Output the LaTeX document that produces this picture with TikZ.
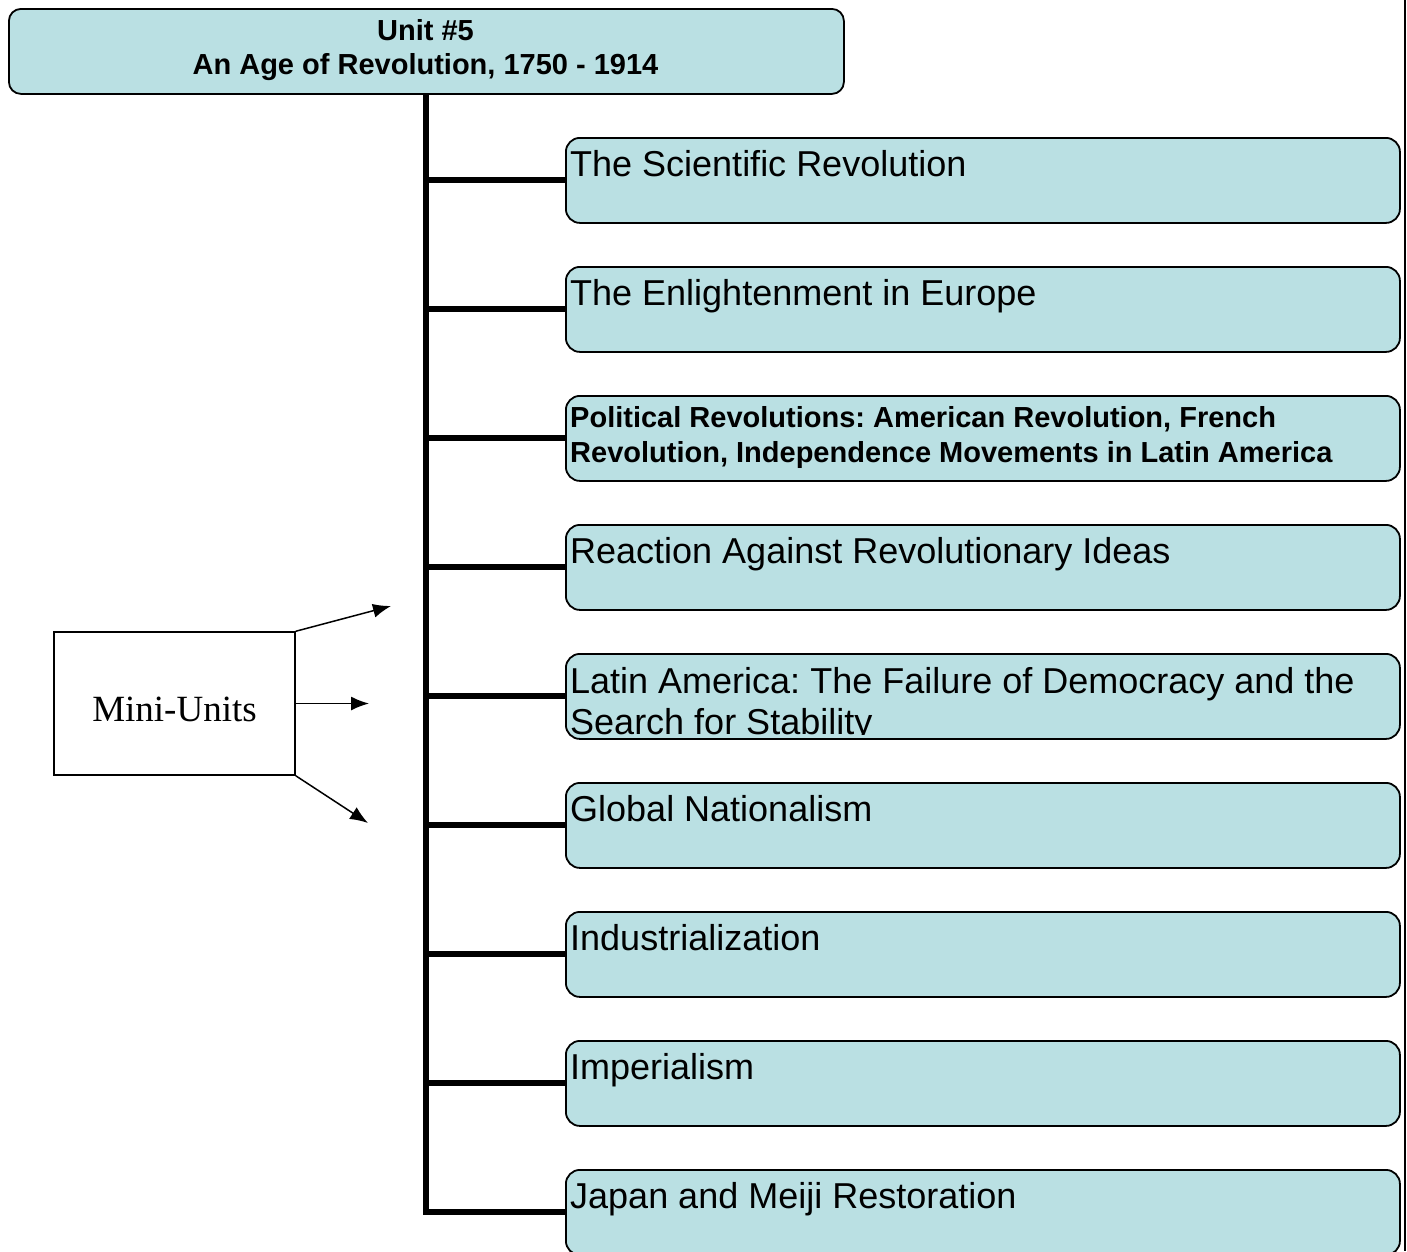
\documentclass[tikz,border=0pt]{standalone}
\usepackage{fontspec}
\setmainfont{Liberation Sans}
\newfontfamily\serifmini{Liberation Serif}
\usetikzlibrary{arrows.meta}
\definecolor{boxblue}{RGB}{186,224,227}
\tikzset{
  ubox/.style={draw=black, line width=1.8pt, fill=boxblue, rounded corners=14pt, anchor=north west, minimum width=834pt, minimum height=85pt, inner sep=0pt},
  topbox/.style={draw=black, line width=1.8pt, fill=boxblue, rounded corners=12pt, anchor=north west, minimum width=835pt, minimum height=85pt, inner sep=0pt},
  utext/.style={anchor=base west, inner sep=0pt, font=\fontsize{36}{40}\selectfont},
  btext/.style={anchor=base west, inner sep=0pt, font=\fontsize{29}{35}\selectfont\bfseries},
  spine/.style={line width=6pt},
  minibox/.style={draw=black, line width=1.5pt, minimum width=241pt, minimum height=143pt, inner sep=0pt},
  minitext/.style={inner sep=0pt, font=\fontsize{37}{40}\selectfont\serifmini},
  miniarrow/.style={line width=1.5pt, -{Latex[length=18pt,width=14pt]}}
}
\begin{document}
\frenchspacing
\begin{tikzpicture}[x=1pt,y=-1pt]
\useasboundingbox (0,0) rectangle (1407,1251);
% right edge rule
\draw[line width=2pt] (1405,0) -- (1405,1251);
% top box
\node[topbox] (top) at (8,8) {};
\node[anchor=base, inner sep=0pt, font=\fontsize{29}{34}\selectfont\bfseries] (title1) at (425.5,40) {Unit \#5};
\node[anchor=base, inner sep=0pt, font=\fontsize{29}{34}\selectfont\bfseries] (title2) at (425.5,74) {An Age of Revolution, 1750 - 1914};
% unit boxes
\node[ubox] (b1) at (565,137) {};
\node[ubox] (b2) at (565,266) {};
\node[ubox] (b3) at (565,395) {};
\node[ubox] (b4) at (565,524) {};
\node[ubox] (b5) at (565,653) {};
\node[ubox] (b6) at (565,782) {};
\node[ubox] (b7) at (565,911) {};
\node[ubox] (b8) at (565,1040) {};
\node[ubox] (b9) at (565,1169) {};
% texts
\node[utext] (t1) at (570,176) {The Scientific Revolution};
\node[utext] (t2) at (570,305) {The Enlightenment in Europe};
\node[btext] (t3a) at (570,427) {Political Revolutions: American Revolution, French};
\node[btext] (t3b) at (570,462) {Revolution, Independence Movements in Latin America};
\node[utext] (t4) at (570,563) {Reaction Against Revolutionary Ideas};
\begin{scope}
\clip (b5.north west) rectangle ([yshift=5pt]b5.south east);
\node[utext] (t5a) at (570,693) {Latin America: The Failure of Democracy and the};
\node[utext] (t5b) at (570,734) {Search for Stability};
\end{scope}
\node[utext] (t6) at (570,821) {Global Nationalism};
\node[utext] (t7) at (570,950) {Industrialization};
\node[utext] (t8) at (570,1079) {Imperialism};
\node[utext] (t9) at (570,1208) {Japan and Meiji Restoration};
% spine and branches
\draw[spine] (top.south) |- (b9.west);
\foreach \i in {1,...,8}{
  \draw[spine] (top.south |- b\i.west) -- (b\i.west);
}
% mini units
\node[minibox] (mini) at (174.5,703.5) {};
\node[minitext] (minilabel) at (174.5,709) {Mini-Units};
\coordinate (a1) at (391,606);
\coordinate (a2) at (369,703.5);
\coordinate (a3) at (368,823);
\draw[miniarrow] (mini.north east) -- (a1);
\draw[miniarrow] (mini.east) -- (a2);
\draw[miniarrow] (mini.south east) -- (a3);
\end{tikzpicture}
\end{document}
- - -
▸ **Your instructions**: Omit every picture, then reproduce the rest of the listing exactly.

▸ **Expected answer**:
Output the LaTeX document that produces this picture with TikZ.
\documentclass[tikz,border=0pt]{standalone}
\usepackage{fontspec}
\setmainfont{Liberation Sans}
\newfontfamily\serifmini{Liberation Serif}
\usetikzlibrary{arrows.meta}
\definecolor{boxblue}{RGB}{186,224,227}
\tikzset{
  ubox/.style={draw=black, line width=1.8pt, fill=boxblue, rounded corners=14pt, anchor=north west, minimum width=834pt, minimum height=85pt, inner sep=0pt},
  topbox/.style={draw=black, line width=1.8pt, fill=boxblue, rounded corners=12pt, anchor=north west, minimum width=835pt, minimum height=85pt, inner sep=0pt},
  utext/.style={anchor=base west, inner sep=0pt, font=\fontsize{36}{40}\selectfont},
  btext/.style={anchor=base west, inner sep=0pt, font=\fontsize{29}{35}\selectfont\bfseries},
  spine/.style={line width=6pt},
  minibox/.style={draw=black, line width=1.5pt, minimum width=241pt, minimum height=143pt, inner sep=0pt},
  minitext/.style={inner sep=0pt, font=\fontsize{37}{40}\selectfont\serifmini},
  miniarrow/.style={line width=1.5pt, -{Latex[length=18pt,width=14pt]}}
}
\begin{document}
\frenchspacing
\begin{tikzpicture}[x=1pt,y=-1pt]
\useasboundingbox (0,0) rectangle (1407,1251);
% right edge rule
\draw[line width=2pt] (1405,0) -- (1405,1251);
% top box
\node[topbox] (top) at (8,8) {};
\node[anchor=base, inner sep=0pt, font=\fontsize{29}{34}\selectfont\bfseries] (title1) at (425.5,40) {Unit \#5};
\node[anchor=base, inner sep=0pt, font=\fontsize{29}{34}\selectfont\bfseries] (title2) at (425.5,74) {An Age of Revolution, 1750 - 1914};
% unit boxes
\node[ubox] (b1) at (565,137) {};
\node[ubox] (b2) at (565,266) {};
\node[ubox] (b3) at (565,395) {};
\node[ubox] (b4) at (565,524) {};
\node[ubox] (b5) at (565,653) {};
\node[ubox] (b6) at (565,782) {};
\node[ubox] (b7) at (565,911) {};
\node[ubox] (b8) at (565,1040) {};
\node[ubox] (b9) at (565,1169) {};
% texts
\node[utext] (t1) at (570,176) {The Scientific Revolution};
\node[utext] (t2) at (570,305) {The Enlightenment in Europe};
\node[btext] (t3a) at (570,427) {Political Revolutions: American Revolution, French};
\node[btext] (t3b) at (570,462) {Revolution, Independence Movements in Latin America};
\node[utext] (t4) at (570,563) {Reaction Against Revolutionary Ideas};
\begin{scope}
\clip (b5.north west) rectangle ([yshift=5pt]b5.south east);
\node[utext] (t5a) at (570,693) {Latin America: The Failure of Democracy and the};
\node[utext] (t5b) at (570,734) {Search for Stability};
\end{scope}
\node[utext] (t6) at (570,821) {Global Nationalism};
\node[utext] (t7) at (570,950) {Industrialization};
\node[utext] (t8) at (570,1079) {Imperialism};
\node[utext] (t9) at (570,1208) {Japan and Meiji Restoration};
% spine and branches
\draw[spine] (top.south) |- (b9.west);
\foreach \i in {1,...,8}{
  \draw[spine] (top.south |- b\i.west) -- (b\i.west);
}
% mini units
\node[minibox] (mini) at (174.5,703.5) {};
\node[minitext] (minilabel) at (174.5,709) {Mini-Units};
\coordinate (a1) at (391,606);
\coordinate (a2) at (369,703.5);
\coordinate (a3) at (368,823);
\draw[miniarrow] (mini.north east) -- (a1);
\draw[miniarrow] (mini.east) -- (a2);
\draw[miniarrow] (mini.south east) -- (a3);
\end{tikzpicture}
\end{document}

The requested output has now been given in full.